-- begin The records --

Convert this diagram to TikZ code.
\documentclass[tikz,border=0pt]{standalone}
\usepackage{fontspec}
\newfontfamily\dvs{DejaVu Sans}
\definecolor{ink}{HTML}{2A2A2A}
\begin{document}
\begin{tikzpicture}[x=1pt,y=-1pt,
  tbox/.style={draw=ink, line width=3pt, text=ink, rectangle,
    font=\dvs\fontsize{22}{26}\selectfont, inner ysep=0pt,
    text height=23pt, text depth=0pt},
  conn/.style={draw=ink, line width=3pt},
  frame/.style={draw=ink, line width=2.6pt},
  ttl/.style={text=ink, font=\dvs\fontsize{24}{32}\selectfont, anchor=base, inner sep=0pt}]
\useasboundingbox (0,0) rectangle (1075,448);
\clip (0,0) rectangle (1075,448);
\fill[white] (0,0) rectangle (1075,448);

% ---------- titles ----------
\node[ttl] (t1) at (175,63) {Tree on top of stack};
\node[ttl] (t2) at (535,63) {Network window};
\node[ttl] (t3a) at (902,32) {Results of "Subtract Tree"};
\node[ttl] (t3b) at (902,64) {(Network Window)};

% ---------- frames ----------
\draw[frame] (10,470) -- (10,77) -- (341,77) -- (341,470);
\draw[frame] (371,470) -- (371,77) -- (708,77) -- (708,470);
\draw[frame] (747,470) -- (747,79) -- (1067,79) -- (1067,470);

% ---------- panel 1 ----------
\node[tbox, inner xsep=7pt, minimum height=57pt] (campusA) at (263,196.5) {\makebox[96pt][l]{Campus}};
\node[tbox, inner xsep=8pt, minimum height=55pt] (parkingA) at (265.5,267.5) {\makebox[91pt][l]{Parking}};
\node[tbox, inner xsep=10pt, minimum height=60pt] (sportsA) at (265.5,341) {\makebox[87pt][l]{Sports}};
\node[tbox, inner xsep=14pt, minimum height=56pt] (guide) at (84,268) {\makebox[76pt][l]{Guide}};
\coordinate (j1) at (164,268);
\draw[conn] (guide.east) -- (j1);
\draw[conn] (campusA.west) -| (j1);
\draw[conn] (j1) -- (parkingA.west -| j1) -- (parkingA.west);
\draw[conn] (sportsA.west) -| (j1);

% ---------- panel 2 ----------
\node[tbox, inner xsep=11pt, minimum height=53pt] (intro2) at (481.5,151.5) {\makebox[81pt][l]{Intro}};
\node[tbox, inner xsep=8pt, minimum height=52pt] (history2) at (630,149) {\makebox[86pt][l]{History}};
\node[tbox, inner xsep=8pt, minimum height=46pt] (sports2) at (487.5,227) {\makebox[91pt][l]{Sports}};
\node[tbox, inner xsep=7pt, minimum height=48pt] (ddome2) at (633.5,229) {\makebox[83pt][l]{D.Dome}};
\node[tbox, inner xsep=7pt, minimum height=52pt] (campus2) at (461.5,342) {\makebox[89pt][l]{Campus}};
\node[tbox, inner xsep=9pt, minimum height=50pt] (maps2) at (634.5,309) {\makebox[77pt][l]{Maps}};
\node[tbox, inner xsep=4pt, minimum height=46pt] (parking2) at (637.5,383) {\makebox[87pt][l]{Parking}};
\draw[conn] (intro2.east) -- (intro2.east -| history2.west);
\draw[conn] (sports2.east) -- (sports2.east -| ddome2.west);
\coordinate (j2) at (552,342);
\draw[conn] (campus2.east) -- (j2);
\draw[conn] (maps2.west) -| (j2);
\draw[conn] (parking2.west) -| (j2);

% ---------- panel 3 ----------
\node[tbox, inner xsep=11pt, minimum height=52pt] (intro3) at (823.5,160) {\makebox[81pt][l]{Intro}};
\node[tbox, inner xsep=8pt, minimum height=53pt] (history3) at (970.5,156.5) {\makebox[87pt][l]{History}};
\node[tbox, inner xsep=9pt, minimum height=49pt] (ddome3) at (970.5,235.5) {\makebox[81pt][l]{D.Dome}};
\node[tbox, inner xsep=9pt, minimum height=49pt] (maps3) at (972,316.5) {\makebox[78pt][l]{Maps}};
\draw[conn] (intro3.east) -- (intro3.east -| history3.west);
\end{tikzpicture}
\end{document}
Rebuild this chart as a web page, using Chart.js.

-- end The records --

## [What is being asked]
Set out the complete listing exactly as shown.

## [Result for this task]
Convert this diagram to TikZ code.
\documentclass[tikz,border=0pt]{standalone}
\usepackage{fontspec}
\newfontfamily\dvs{DejaVu Sans}
\definecolor{ink}{HTML}{2A2A2A}
\begin{document}
\begin{tikzpicture}[x=1pt,y=-1pt,
  tbox/.style={draw=ink, line width=3pt, text=ink, rectangle,
    font=\dvs\fontsize{22}{26}\selectfont, inner ysep=0pt,
    text height=23pt, text depth=0pt},
  conn/.style={draw=ink, line width=3pt},
  frame/.style={draw=ink, line width=2.6pt},
  ttl/.style={text=ink, font=\dvs\fontsize{24}{32}\selectfont, anchor=base, inner sep=0pt}]
\useasboundingbox (0,0) rectangle (1075,448);
\clip (0,0) rectangle (1075,448);
\fill[white] (0,0) rectangle (1075,448);

% ---------- titles ----------
\node[ttl] (t1) at (175,63) {Tree on top of stack};
\node[ttl] (t2) at (535,63) {Network window};
\node[ttl] (t3a) at (902,32) {Results of "Subtract Tree"};
\node[ttl] (t3b) at (902,64) {(Network Window)};

% ---------- frames ----------
\draw[frame] (10,470) -- (10,77) -- (341,77) -- (341,470);
\draw[frame] (371,470) -- (371,77) -- (708,77) -- (708,470);
\draw[frame] (747,470) -- (747,79) -- (1067,79) -- (1067,470);

% ---------- panel 1 ----------
\node[tbox, inner xsep=7pt, minimum height=57pt] (campusA) at (263,196.5) {\makebox[96pt][l]{Campus}};
\node[tbox, inner xsep=8pt, minimum height=55pt] (parkingA) at (265.5,267.5) {\makebox[91pt][l]{Parking}};
\node[tbox, inner xsep=10pt, minimum height=60pt] (sportsA) at (265.5,341) {\makebox[87pt][l]{Sports}};
\node[tbox, inner xsep=14pt, minimum height=56pt] (guide) at (84,268) {\makebox[76pt][l]{Guide}};
\coordinate (j1) at (164,268);
\draw[conn] (guide.east) -- (j1);
\draw[conn] (campusA.west) -| (j1);
\draw[conn] (j1) -- (parkingA.west -| j1) -- (parkingA.west);
\draw[conn] (sportsA.west) -| (j1);

% ---------- panel 2 ----------
\node[tbox, inner xsep=11pt, minimum height=53pt] (intro2) at (481.5,151.5) {\makebox[81pt][l]{Intro}};
\node[tbox, inner xsep=8pt, minimum height=52pt] (history2) at (630,149) {\makebox[86pt][l]{History}};
\node[tbox, inner xsep=8pt, minimum height=46pt] (sports2) at (487.5,227) {\makebox[91pt][l]{Sports}};
\node[tbox, inner xsep=7pt, minimum height=48pt] (ddome2) at (633.5,229) {\makebox[83pt][l]{D.Dome}};
\node[tbox, inner xsep=7pt, minimum height=52pt] (campus2) at (461.5,342) {\makebox[89pt][l]{Campus}};
\node[tbox, inner xsep=9pt, minimum height=50pt] (maps2) at (634.5,309) {\makebox[77pt][l]{Maps}};
\node[tbox, inner xsep=4pt, minimum height=46pt] (parking2) at (637.5,383) {\makebox[87pt][l]{Parking}};
\draw[conn] (intro2.east) -- (intro2.east -| history2.west);
\draw[conn] (sports2.east) -- (sports2.east -| ddome2.west);
\coordinate (j2) at (552,342);
\draw[conn] (campus2.east) -- (j2);
\draw[conn] (maps2.west) -| (j2);
\draw[conn] (parking2.west) -| (j2);

% ---------- panel 3 ----------
\node[tbox, inner xsep=11pt, minimum height=52pt] (intro3) at (823.5,160) {\makebox[81pt][l]{Intro}};
\node[tbox, inner xsep=8pt, minimum height=53pt] (history3) at (970.5,156.5) {\makebox[87pt][l]{History}};
\node[tbox, inner xsep=9pt, minimum height=49pt] (ddome3) at (970.5,235.5) {\makebox[81pt][l]{D.Dome}};
\node[tbox, inner xsep=9pt, minimum height=49pt] (maps3) at (972,316.5) {\makebox[78pt][l]{Maps}};
\draw[conn] (intro3.east) -- (intro3.east -| history3.west);
\end{tikzpicture}
\end{document}
Rebuild this chart as a web page, using Chart.js.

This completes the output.